Grèce : Acharnement de la droite face à Dimitris Koufodinas et aux manifestants
Alors que la Grèce est traversée de manifestations appelées par des défenseurs des droits humains ou des groupes d’extrême gauche, le prisonnier politique Dimitris Koufodinas vient de frôler la mort par inanition en prison.
« Responsabilité politique » et suspension de l’État de droit
Figure du « 17 Novembre » [1], une organisation usant de phraséologie marxiste relativement similaire à la Fraction armée rouge et ses équivalents, Dimitris Koufodinas s’était rendu à la police en 2002 pour participer au procès organisé par l’État grec contre des membres du groupe et revendiquer la « responsabilité politique » de onze assassinats. L’organisation « terroriste » avait particulièrement ciblé des bourreaux impunis de la dictature de colonels, régime militaire en place de 1967 à 1974 et soutenu par les États-Unis. Quatre officiers de ce pays avaient été abattus ainsi que le chef de la CIA à Athènes, première cible du groupe en 1975 [2].

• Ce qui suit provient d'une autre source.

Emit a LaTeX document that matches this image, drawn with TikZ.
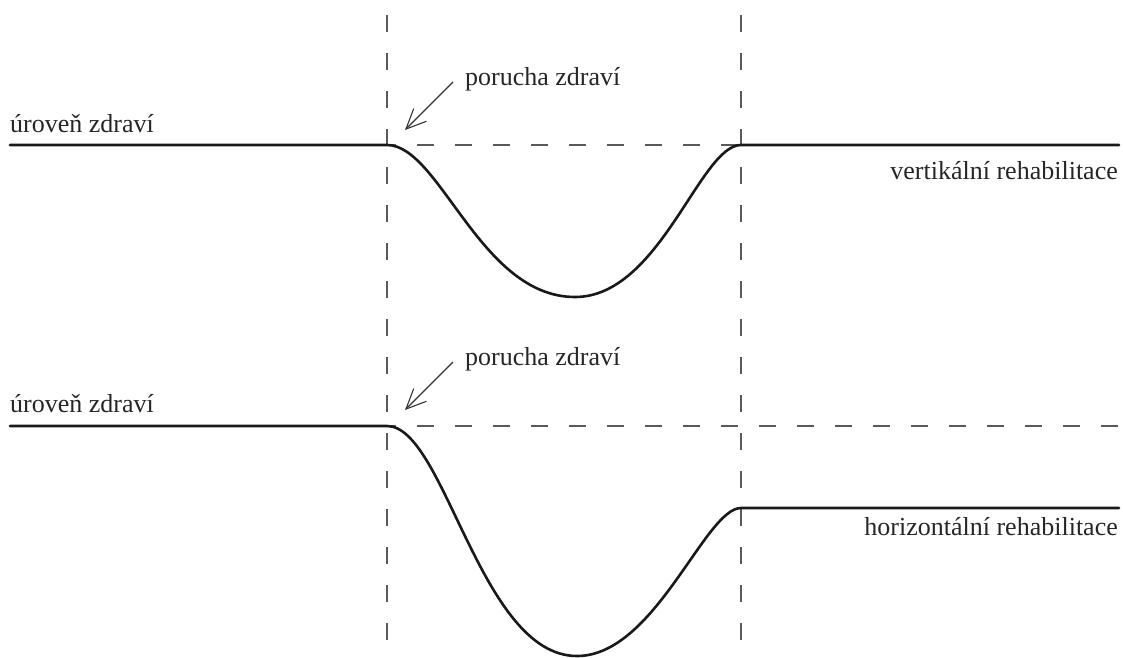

Durant deux décennies d’emprisonnement au cours desquelles il ne s’est pas repenti, il a été la cible d’un acharnement judiciaire appuyé par les diplomaties britannique et américaine. En mai 2019, il avait notamment dû faire trois semaines de grève de la faim appuyée par des manifestations de rue pour obtenir une autorisation de sortie légalement prescrite en faisant céder la Cour suprême grecque. Alors qu’il bénéficiait d’un régime pénitentiaire plus souple depuis 2018, la droite avait fait voter en décembre 2020 une loi interdisant cette possibilité aux condamnés pour « terrorisme ». La loi ne trouvait à s’appliquer qu’à un seul cas : le sien.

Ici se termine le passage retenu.